Ne sağcıyım, ne solcuyum, ne Kürt'üm, ne Alevi, ne vatan düşmanı, ne de din, ne gericiyim ne de her türlü özgürlüğe evet diyen birisi. Fanatizm, körü körüne bağlılık en büyük aptallıktır benim gözümde.Ne vatan, millet, Allah, kitap deyip de insan katledenlerden, ne de özgürlük düşleri kurup başka insanların inançlarına küfredenlerden olabilirim.    


İnsan sırf Müslüman ya da Hristiyan doğdu diye hiç sorgulamadan dini bile kabullenmemeli.  


Ben 25 yaşında, ülkesini her rengiyle çok seven ama bu ülkenin güneşli günler göreceğine dair inancını kaybetmiş bir insanım. 


"İnsan"ım. 



6 yorum:

manu dedi ki...

l love this girl.

Phantom of the Cinema dedi ki...

Güzel bir yazı olmuş. Altıma imzamı atabilirim. O derece de sahiplendim. ama inancını neden kaybettiğini anlamadım sadece.

Hayatımda daha hiç kimse için, kürt, alevi diye bir etiket de yapıştırmışlığım yoktur.
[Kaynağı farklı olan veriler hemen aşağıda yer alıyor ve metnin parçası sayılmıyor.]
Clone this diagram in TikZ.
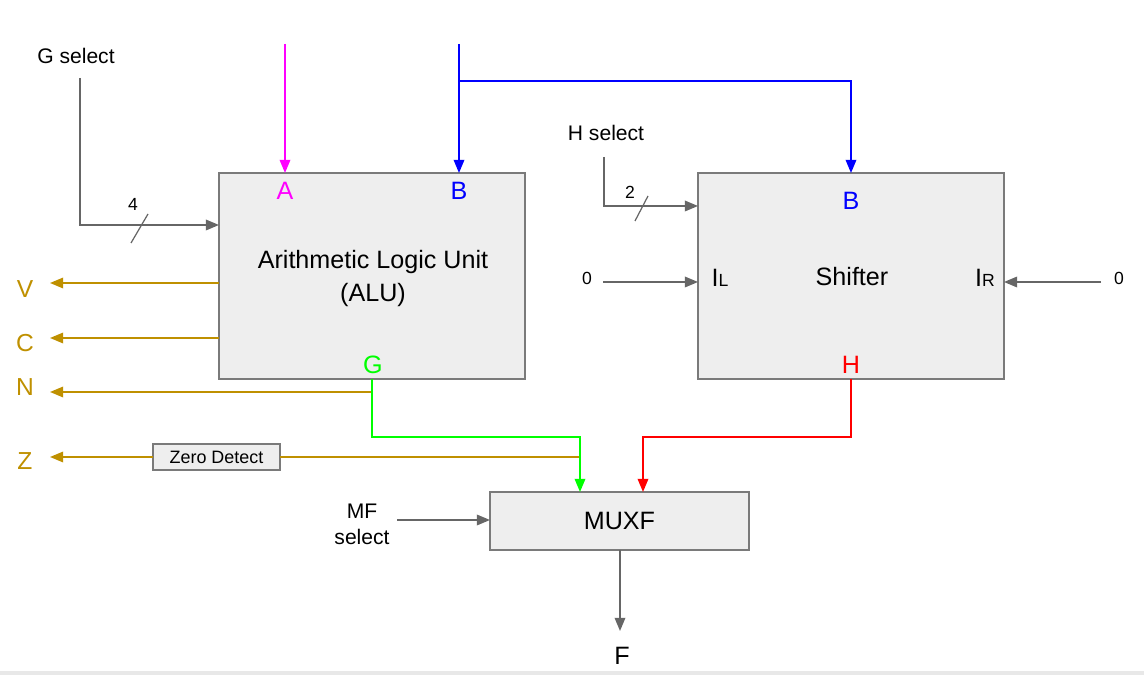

Hangi arkadaşım Kürt hangisi Alevi hangisi hristiyan, hangisi ateist, hangisi hacı bilmem pek. Muhabbetim o noktaya gelmez. Hadi abartmayayım çok din konusuna illa geliyor konu benim durumum hasebiyle.

Fakat dediklerine katılıyorum işte, PKK'nın yaptıklarını Kürtler yapıyor diye lanse etmek bu ülkeyi bölmektir. Üstelik bunu yapanlar da "Vatan bölünmez" diyen Türkler çok ironik değil mi?

Ama son kısmı anlamadım. Neden inancını kaybettiğini. Bence inancını kaybettirecek bir durum olmamalı. Sen aynen böyle devam edersen bu ülke düzelir elbet. Yeter ki insanları etiketlemeye başlamayalım.

SeV@L dedi ki...

Geçmişe bakıyorum karanlık, geleceğe bakıyorum karanlık. Şimdiye bakıyorsun karma karışık.

Nasıl çıkarız ki düze?

. dedi ki...

Ben dün öğrendim adını.Bunun adı kalleşlik.
Elife baktım.Anlatıyordu.Kürttü.
Ama kalleş değil.
Ayrımcılık ne dinimizde ne de Atamızın öğretilerinde vardır.
Bunun adı kalleşlik.

. dedi ki...

CANIM MİMLENDİN..

Defter-i KebiR dedi ki...

Yazdıklarında çok haklısın ve ne yazık ki ülkemin siyasi geleceğinin pozitifliğine dair ümidimi sanırım bende yitirdim!